In any event, the officers were not required to exhaust every potential investigative option prior to making an arrest once they had enough information to believe that probable cause existed to arrest plaintiff. See Wadkins v. Arnold, 214 F.3d 535, 541 (4th Cir 2000); Maciariello v. Sumner, 973 F.2d 295, 298 (4th Cir. 1992).
At the end of the day, there is no question that Officers Iverson and Taufa'asau and Chief Miranda, based on the facts and observations available to them, had probable cause to arrest plaintiff on suspicion of driving under the influence of intoxicants. Plaintiff's only real argument to the contrary comes from comments that Officer Taufa'asau made during plaintiff's internal affairs review of the incident, wherein Taufa'asau suggested that his subjective opinion was that there was not probable cause to arrest plaintiff and that he did so only because Chief Miranda had instructed him to. The relevance of this evidence — provided by a police officer to the internal affairs officials investigating another police officer — is questionable, however, because regardless of Officer Taufa'asau's subjective state of mind, the clear objective facts presented to the officers established probable cause to arrest plaintiff. See Whren v. United States, 517 U.S. 806, 813 (1996) ("[T]he fact that the officer does not have the state of mind which is hypothecated by the reasons which provide the legal justification for the officer's action does not invalidate the action taken as long as the circumstances, viewed objectively, justify that action."); Horton v. California, 496 U.S. 128, 138 (1990) ("[E]venhanded law enforcement is best achieved by the application of objective standards of conduct, rather than standards that depend on the subjective state of mind of the officer."). Further, nothing in the record undermines Officer Iverson's or Chief Miranda's statements that they subjectively believed probable cause existed to arrest plaintiff. No reasonable jury could conclude from the record, including Taufa'asau's statements to internal affairs, that probable cause did not exist on the objective facts presented nor that the officers, under Miranda's leadership, did not subjectively believe that probable cause existed.
Because probable cause existed to arrest plaintiff, his arrest did not violate his civil rights, and his Fourth Amendment and state law claims against the individual defendants for false arrest and illegal imprisonment must fail. II. Plaintiff's claims against the municipal defendant
Because there was no constitutional violation, I also note that the individual defendants would be entitled to qualified immunity. Saucier v. Katz, 533 U.S. 194 (2001).
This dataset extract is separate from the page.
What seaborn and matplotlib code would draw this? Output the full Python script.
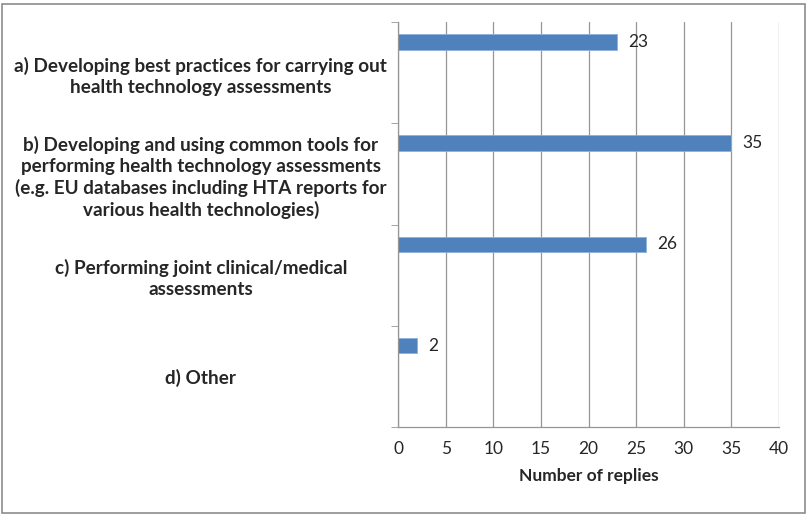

As there was no underlying constitutional or statutory violation in plaintiff's arrest, plaintiff's claim against the City of Newport cannot stand, whether predicated on a Monell theory or on a state law principal/agent theory. As such, plaintiff's claims against the city must also fail.
Under Monell v. Dept. of Social Services, 436 U.S. 658 (1978), to succeed on a § 1983 claim against the city, plaintiff must demonstrate that his constitutional rights were violated and that a policy of the county was a moving force behind the violation.Monell at 694; see also Mabe v. San Bernadino County, 237 F.3d 1101, 1111 (9th Cir. 2001).
See Kraft v. Montgomery Ward Co, Inc., 220 Or. 230, 251-52 (1960) (exoneration of a putative agent defeats the derivative liability of the principal).
CONCLUSION
For the above stated reasons, defendants' motions (##35 and 41) for summary judgment are granted, and this case is dismissed. The Clerk shall enter the appropriate judgment.